I'm trying to do all the right inputs at the right times, but of course that is easier said than done. It is hard to appreciate from a video the physical forces applied to your body, and not just the obvious G force. In a slow roll you go from upright to laying on your side to hanging upside down to laying on your other side. You are strapped in at the hips, so you are straining against gravity to keep your torso and shoulders centered. All the while you are arm wrestling the stick to keep full aileron deflection in, while trying to push and pull the stick and put in rudder at the right times. There's just a lot going on in 3 dimensions.
Oh BTW I have a crappy 5 point factory harness without a ratchet, so until I upgrade to a Hooker harness I am also getting slung around due to the slack in the belts.
I've never flown a super space age monoplane like an Extra with a 360 roll rate, but my impression is that all that happens so fast that you don't feel it so much. I don't believe you need much top rudder on knife edge or forward stick thru inverted, because you just don't spend enough time to lose altitude.

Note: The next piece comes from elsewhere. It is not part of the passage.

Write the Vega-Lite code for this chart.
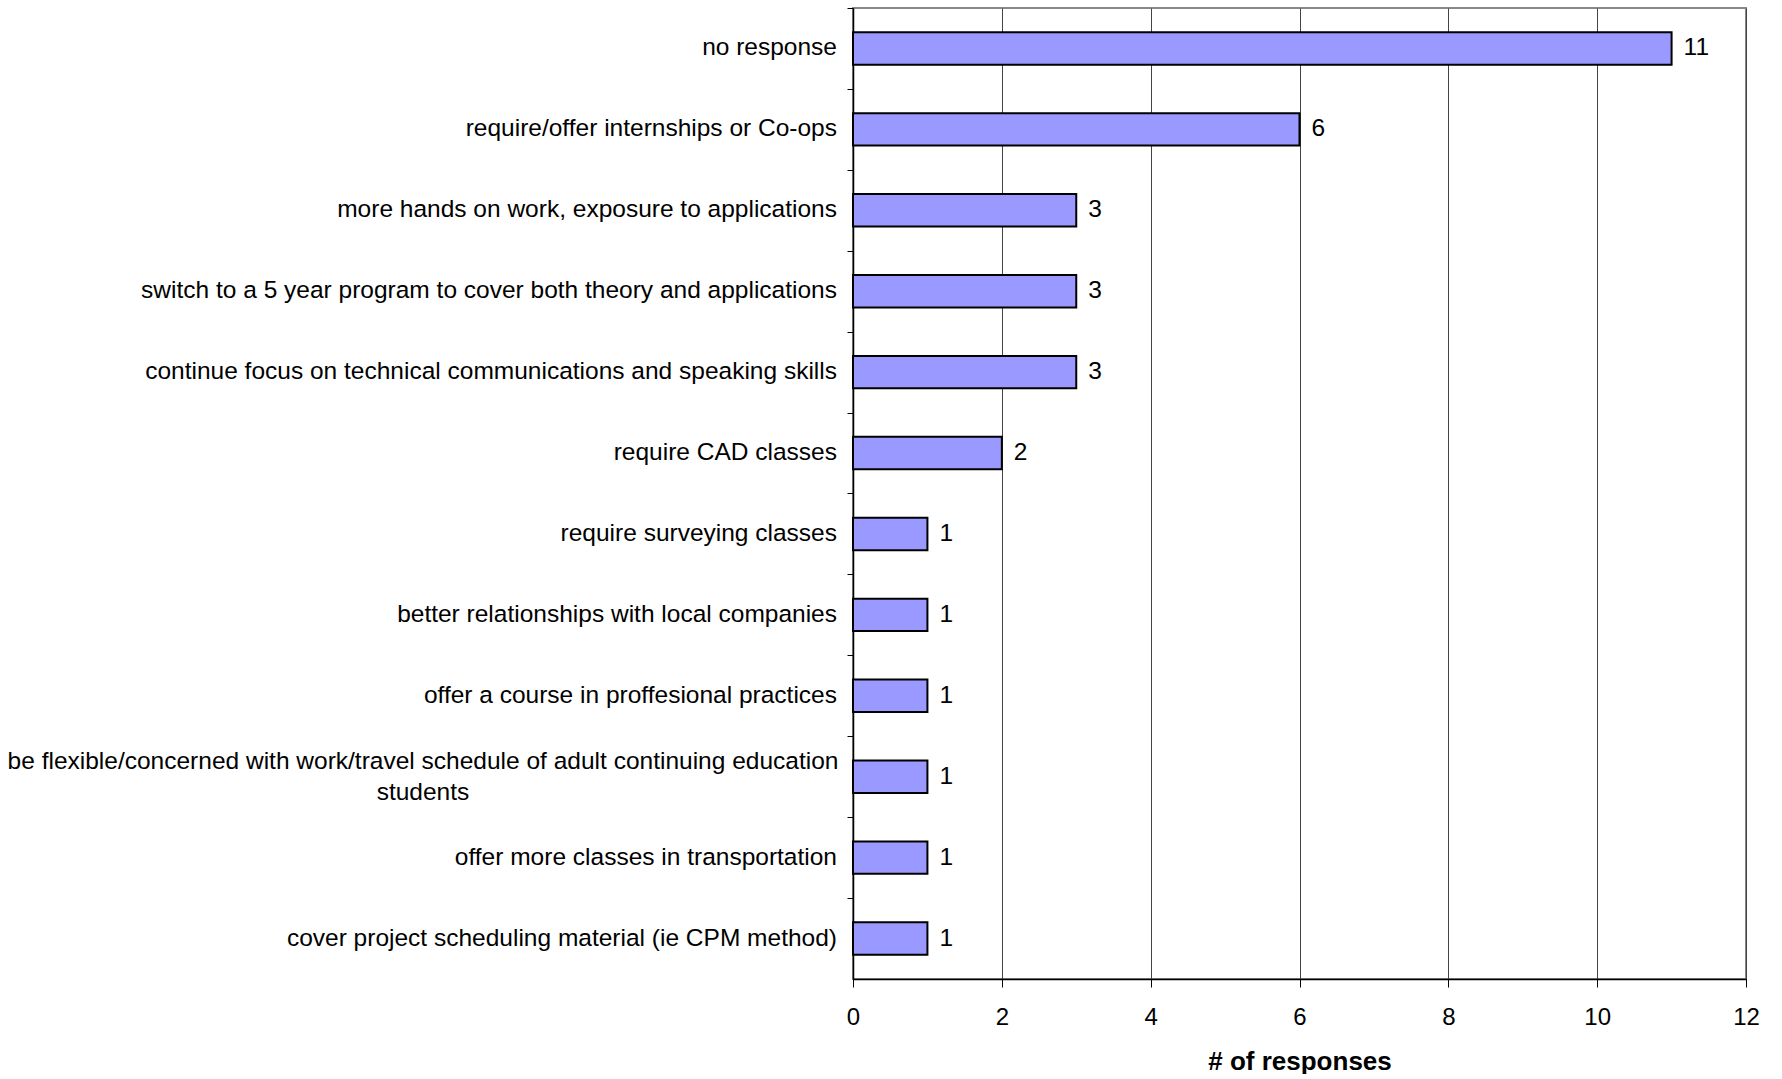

With an airplane like a Super D, it takes a lot of top rudder on knife edge and a lot of forward stick while inverted to avoid losing altitude. And back to the physical forces, a roll takes me 6-8 seconds, so I am spending 3-4 seconds hanging upside down or at a weird angle, all while trying to keep the stick deflected, push the stick forward and then pull it back, and transition off rudder with my right foot and then add rudder with my left foot.